Among the dead was Gen. Daud Daud, regional police commander in northern Afghanistan. Daud was a former deputy interior minister for counternarcotics and a former bodyguard of Ahmad Shah Massoud, the charismatic Tajik leader who commanded the Northern Alliance and died in an al-Qaida suicide bombing two days before the Sept. 11, 2001, attacks that provoked the U.S. invasion.
Also killed were provincial police chief Gen. Shah Jahan Noori, a secretary to the governor and one of Daud's bodyguards, the health director said.
Gen. Markus Kneip, the NATO force's commander for nine northern provinces, was among the wounded, German Defense Minister Thomas de Maiziere said in Berlin.
Abdul Jabar Taqwa, the Takhar province governor who was at the meeting and suffered burns to his head, hands and back, described the attack from a residence where he was recovering Sunday.
"General Kneip and I were about to leave the building," he said. "Suddenly, we heard a very big explosion. I didn't know from which direction the sound came or what was going on ... the explosion threw me out of the building and down the stairs."

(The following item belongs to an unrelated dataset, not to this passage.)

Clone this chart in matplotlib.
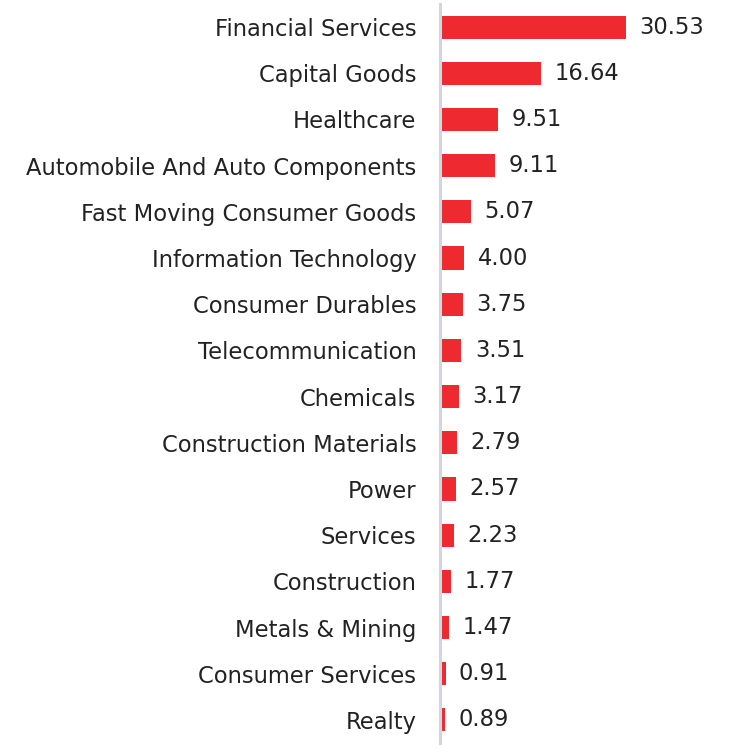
import matplotlib.pyplot as plt

# sector weights (%)
sectors = [
    "Financial Services", "Capital Goods", "Healthcare",
    "Automobile And Auto Components", "Fast Moving Consumer Goods",
    "Information Technology", "Consumer Durables", "Telecommunication",
    "Chemicals", "Construction Materials", "Power", "Services",
    "Construction", "Metals & Mining", "Consumer Services", "Realty",
]
weights = [30.53, 16.64, 9.51, 9.11, 5.07, 4.00, 3.75, 3.51,
           3.17, 2.79, 2.57, 2.23, 1.77, 1.47, 0.91, 0.89]

plt.rcParams['font.family'] = ['DejaVu Sans']

fig = plt.figure(figsize=(7.36, 7.55), dpi=100)
ax = fig.add_axes([440 / 736, 12 / 755, 296 / 736, 739 / 755])

ypos = list(range(len(sectors)))
ax.barh(ypos, weights, height=0.5, color="#ee2a30")
for y, w in zip(ypos, weights):
    ax.text(w + 2.2, y, f"{w:.2f}", va="center", ha="left",
            fontsize=16.3, color="#222222")

ax.set_yticks(ypos)
ax.set_yticklabels(sectors, fontsize=16.3, color="#222222")
ax.set_ylim(len(sectors) - 0.5, -0.5)
ax.set_xlim(0, 48.6)
ax.set_xticks([])
ax.tick_params(axis="y", length=0, pad=17)

for s in ["top", "right", "bottom"]:
    ax.spines[s].set_visible(False)
ax.spines["left"].set_color("#d3d6de")
ax.spines["left"].set_linewidth(2.2)

fig.savefig("out.png", dpi=100)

Nine other Afghans were wounded, including a cameraman working in the governor's office and eight Afghan troops.
The meeting focused on ways to prevent another violent protest in the northern province, where security has deteriorated as NATO and Afghan forces tackle insurgent strongholds in the south. Last week, 12 people died in Taloqan when a protest over a NATO raid that killed four dissolved into a riot.
The Afghan public, which has grown increasingly hostile to foreigners as the nearly decade-long war continues, tends to perceive the NATO raids as capturing the wrong people or mistreating civilians during searches of private homes and compounds.
On Saturday, Karzai ordered that only Afghan troops — not NATO forces — should carry out special operations and night raids and that the international coalition should not conduct any raids that have not been coordinated beforehand with Afghan authorities.
The move was aimed at quelling popular anger over what the raids, but it wasn't immediately clear what impact, if any, Karzai's orders would have on NATO's actions. The coalition has defended the raids as a necessity to flush out insurgents from their hideouts.